As we drove in to Hong Kong on a local bus, I was excited to see the city we had been researching for weeks now. Turn by turn there were new large superblocks to be seen, towering above the beautiful mountainous landscapes. As we got further into the city, the traffic picked up and the possibility of ever finding our hostel at Chunking Mansions felt minute.
The Chunking Mansions are, to use China Mieville’s words, truly a city within a city. The building is recognizable by a giant flashy gold sign from Nathan Road and only able to be entered after being bombarded by local tailors, camera salesmen, and purse-makers screaming for your attention. Once inside, you feel slightly disoriented as you enter alleys filled with vendors (most selling phones or food) and search for the elevators to the building block you need. It is evident that everyone inside these halls knows each other somehow, and is a part of a tight-knit community. An obvious outsider, I felt quite uncomfortable and intrusive.
Having survived the debacle of getting almost students and their luggage up an elevator, we checked in to the Australian Guest House of floor 16. Once we checked into the hostel, if one can even call it that, it was time to rest off the jetlag. I had been halfway across the world from Mexico to DC to LHR to Hong Kong, crossing too many time zones to count: it is safe to say my body was exhausted.

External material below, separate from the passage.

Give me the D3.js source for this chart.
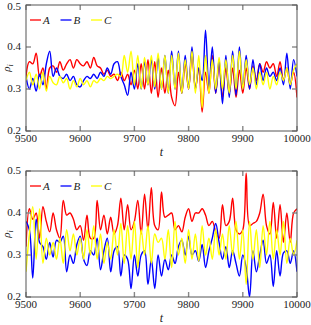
<!DOCTYPE html>
<html>
<head>
<meta charset="utf-8">
<script src="https://cdn.jsdelivr.net/npm/d3@7"></script>
<style>
  body { margin: 0; background: #fff; }
  svg { display: block; }
  text { font-family: "Liberation Serif", "DejaVu Serif", serif; fill: #222; }
</style>
</head>
<body>
<script>
// sampling grid of the time axis (every 6.25 time units)
let tVals = d3.range(81).map(function (i) { return 9500 + i * 6.25 })

let xTicks = [9500, 9600, 9700, 9800, 9900, 10000]
let yTicks = [0.2, 0.3, 0.4, 0.5]
let names = ['A', 'B', 'C']
let colors = ['#ff0000', '#0000ff', '#ffff00']

// top panel
let topA = [0.33, 0.365, 0.36, 0.385, 0.33, 0.35, 0.30, 0.35, 0.355, 0.34,
  0.365, 0.345, 0.36, 0.37, 0.35, 0.37, 0.36, 0.355, 0.365, 0.35,
  0.375, 0.355, 0.35, 0.335, 0.345, 0.33, 0.335, 0.32, 0.34, 0.32,
  0.335, 0.31, 0.345, 0.30, 0.36, 0.30, 0.37, 0.29, 0.365, 0.28,
  0.35, 0.29, 0.345, 0.28, 0.26, 0.34, 0.29, 0.36, 0.30, 0.385,
  0.30, 0.35, 0.245, 0.34, 0.29, 0.38, 0.29, 0.36, 0.28, 0.35,
  0.29, 0.35, 0.28, 0.345, 0.29, 0.35, 0.30, 0.355, 0.32, 0.36,
  0.34, 0.365, 0.35, 0.36, 0.33, 0.365, 0.32, 0.35, 0.31, 0.34, 0.28]
let topB = [0.33, 0.30, 0.325, 0.295, 0.335, 0.31, 0.36, 0.39, 0.33, 0.35,
  0.33, 0.325, 0.335, 0.32, 0.33, 0.31, 0.305, 0.32, 0.33, 0.325,
  0.335, 0.325, 0.34, 0.33, 0.35, 0.335, 0.36, 0.365, 0.33, 0.31,
  0.285, 0.34, 0.30, 0.36, 0.30, 0.365, 0.31, 0.37, 0.30, 0.375,
  0.30, 0.38, 0.29, 0.39, 0.30, 0.39, 0.29, 0.38, 0.30, 0.40,
  0.30, 0.35, 0.32, 0.44, 0.30, 0.40, 0.29, 0.37, 0.265, 0.38,
  0.28, 0.39, 0.285, 0.40, 0.30, 0.38, 0.30, 0.37, 0.31, 0.36,
  0.32, 0.35, 0.33, 0.34, 0.32, 0.35, 0.31, 0.385, 0.30, 0.37, 0.33]
let topC = [0.32, 0.34, 0.31, 0.335, 0.30, 0.34, 0.295, 0.33, 0.315, 0.31,
  0.33, 0.315, 0.325, 0.30, 0.32, 0.305, 0.325, 0.31, 0.32, 0.305,
  0.32, 0.315, 0.325, 0.32, 0.33, 0.325, 0.33, 0.335, 0.33, 0.38,
  0.34, 0.39, 0.31, 0.38, 0.30, 0.375, 0.31, 0.38, 0.305, 0.385,
  0.30, 0.38, 0.29, 0.38, 0.30, 0.385, 0.29, 0.37, 0.30, 0.39,
  0.29, 0.38, 0.255, 0.38, 0.29, 0.37, 0.30, 0.375, 0.30, 0.37,
  0.29, 0.38, 0.30, 0.39, 0.30, 0.37, 0.31, 0.35, 0.30, 0.34,
  0.31, 0.34, 0.30, 0.33, 0.31, 0.34, 0.32, 0.35, 0.31, 0.345, 0.36]

// bottom panel
let botA = [0.32, 0.41, 0.385, 0.40, 0.34, 0.415, 0.38, 0.355, 0.40, 0.36,
  0.34, 0.43, 0.395, 0.40, 0.385, 0.36, 0.37, 0.335, 0.395, 0.34,
  0.34, 0.43, 0.36, 0.395, 0.35, 0.39, 0.35, 0.37, 0.435, 0.36,
  0.42, 0.36, 0.38, 0.43, 0.35, 0.445, 0.36, 0.46, 0.37, 0.36,
  0.45, 0.39, 0.395, 0.40, 0.36, 0.37, 0.355, 0.39, 0.41, 0.38,
  0.40, 0.40, 0.41, 0.395, 0.37, 0.38, 0.355, 0.34, 0.42, 0.37,
  0.38, 0.435, 0.36, 0.35, 0.36, 0.495, 0.37, 0.375, 0.38, 0.40,
  0.445, 0.37, 0.35, 0.425, 0.34, 0.42, 0.33, 0.40, 0.33, 0.40, 0.41]
let botB = [0.38, 0.36, 0.245, 0.385, 0.33, 0.32, 0.29, 0.33, 0.295, 0.335,
  0.33, 0.345, 0.26, 0.30, 0.28, 0.325, 0.345, 0.29, 0.275, 0.31,
  0.30, 0.34, 0.265, 0.31, 0.34, 0.26, 0.31, 0.32, 0.25, 0.30,
  0.29, 0.22, 0.30, 0.25, 0.30, 0.31, 0.23, 0.29, 0.22, 0.30,
  0.25, 0.29, 0.265, 0.30, 0.28, 0.32, 0.335, 0.30, 0.345, 0.30,
  0.31, 0.285, 0.325, 0.27, 0.31, 0.34, 0.375, 0.33, 0.29, 0.32,
  0.27, 0.31, 0.28, 0.25, 0.30, 0.27, 0.20, 0.31, 0.26, 0.30,
  0.335, 0.28, 0.30, 0.225, 0.31, 0.25, 0.305, 0.31, 0.28, 0.31, 0.26]
let botC = [0.26, 0.35, 0.415, 0.29, 0.41, 0.28, 0.34, 0.30, 0.33, 0.29,
  0.34, 0.28, 0.36, 0.31, 0.35, 0.30, 0.34, 0.29, 0.36, 0.30,
  0.37, 0.29, 0.35, 0.28, 0.33, 0.29, 0.36, 0.30, 0.375, 0.28,
  0.37, 0.29, 0.38, 0.27, 0.36, 0.30, 0.37, 0.28, 0.35, 0.33,
  0.34, 0.29, 0.36, 0.27, 0.38, 0.30, 0.34, 0.28, 0.36, 0.29,
  0.35, 0.285, 0.37, 0.30, 0.34, 0.29, 0.36, 0.30, 0.35, 0.29,
  0.37, 0.30, 0.38, 0.29, 0.36, 0.23, 0.38, 0.29, 0.36, 0.27,
  0.37, 0.30, 0.38, 0.29, 0.36, 0.30, 0.38, 0.28, 0.34, 0.30, 0.335]

let W = 311, H = 325
let left = 26, right = 297

let svg = d3.select('body').append('svg').attr('width', W).attr('height', H)

let x = d3.scaleLinear().domain([9500, 10000]).range([left, right])

function panel (id, top, bottom, series) {
  let y = d3.scaleLinear().domain([0.2, 0.5]).range([bottom, top])
  let g = svg.append('g')

  g.append('clipPath').attr('id', 'clip' + id)
    .append('rect').attr('x', left).attr('y', top).attr('width', right - left).attr('height', bottom - top)

  let line = d3.line()
    .x(function (d, i) { return x(tVals[i]) })
    .y(function (d) { return y(d) })
    .curve(d3.curveCatmullRom.alpha(0.5))

  g.append('g').attr('clip-path', 'url(#clip' + id + ')')
    .selectAll('path').data(series).enter().append('path')
    .attr('d', function (d) { return line(d) })
    .attr('fill', 'none')
    .attr('stroke', function (d, i) { return colors[i] })
    .attr('stroke-width', 1.4)
    .attr('stroke-linejoin', 'round')

  // inward ticks on all four sides
  let tk = 5
  let ticks = g.append('g').attr('stroke', '#888').attr('stroke-width', 1.4)
  xTicks.forEach(function (t) {
    ticks.append('line').attr('x1', x(t)).attr('x2', x(t)).attr('y1', bottom).attr('y2', bottom - tk)
    ticks.append('line').attr('x1', x(t)).attr('x2', x(t)).attr('y1', top).attr('y2', top + tk)
  })
  yTicks.forEach(function (v) {
    ticks.append('line').attr('x1', left).attr('x2', left + tk).attr('y1', y(v)).attr('y2', y(v))
    ticks.append('line').attr('x1', right).attr('x2', right - tk).attr('y1', y(v)).attr('y2', y(v))
  })

  g.append('rect').attr('x', left).attr('y', top).attr('width', right - left).attr('height', bottom - top)
    .attr('fill', 'none').attr('stroke', '#555').attr('stroke-width', 1)

  g.selectAll('text.xt').data(xTicks).enter().append('text')
    .attr('x', function (d) { return x(d) }).attr('y', bottom + 11)
    .attr('text-anchor', 'middle').attr('font-size', 11)
    .text(function (d) { return d })

  g.selectAll('text.yt').data(yTicks).enter().append('text')
    .attr('x', left - 5).attr('y', function (d) { return Math.max(y(d) + 3, 10) })
    .attr('text-anchor', 'end').attr('font-size', 11)
    .text(function (d) { return d.toFixed(1) })

  g.append('text').attr('x', (left + right) / 2).attr('y', bottom + 25)
    .attr('text-anchor', 'middle').attr('font-size', 12).attr('font-style', 'italic').text('t')

  let yl = g.append('text').attr('transform', 'translate(10,' + ((top + bottom) / 2) + ') rotate(-90)')
    .attr('text-anchor', 'middle').attr('font-size', 11).attr('font-style', 'italic')
  yl.append('tspan').text('ρ')
  yl.append('tspan').attr('font-size', 8).attr('dy', 3).text('i')

  // legend
  let lg = g.append('g').attr('transform', 'translate(30,' + (top + 15) + ')')
  names.forEach(function (n, i) {
    let ox = i * 30.5
    lg.append('line').attr('x1', ox).attr('x2', ox + 11).attr('y1', 0).attr('y2', 0)
      .attr('stroke', colors[i]).attr('stroke-width', 1.3)
    lg.append('text').attr('x', ox + 13).attr('y', 4).attr('font-size', 11).attr('font-style', 'italic').text(n)
  })
}

panel(1, 5, 131, [topA, topB, topC])
panel(2, 171, 297, [botA, botB, botC])
</script>
</body>
</html>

I pondered about my first impressions of this large city, skeptical about whether I would grow to like it. From my first impressions, I had not found this my kind of city: the thousands of people in the streets was overwhelming, the faded colors of the superblocks made them appear quite mundane, and the amount of advertising and technology seemed endless. I’ve never been one for a fast-paced city, but I could tell this is exactly what Hong Kong is and fell asleep hoping that I would find its charm sometime soon.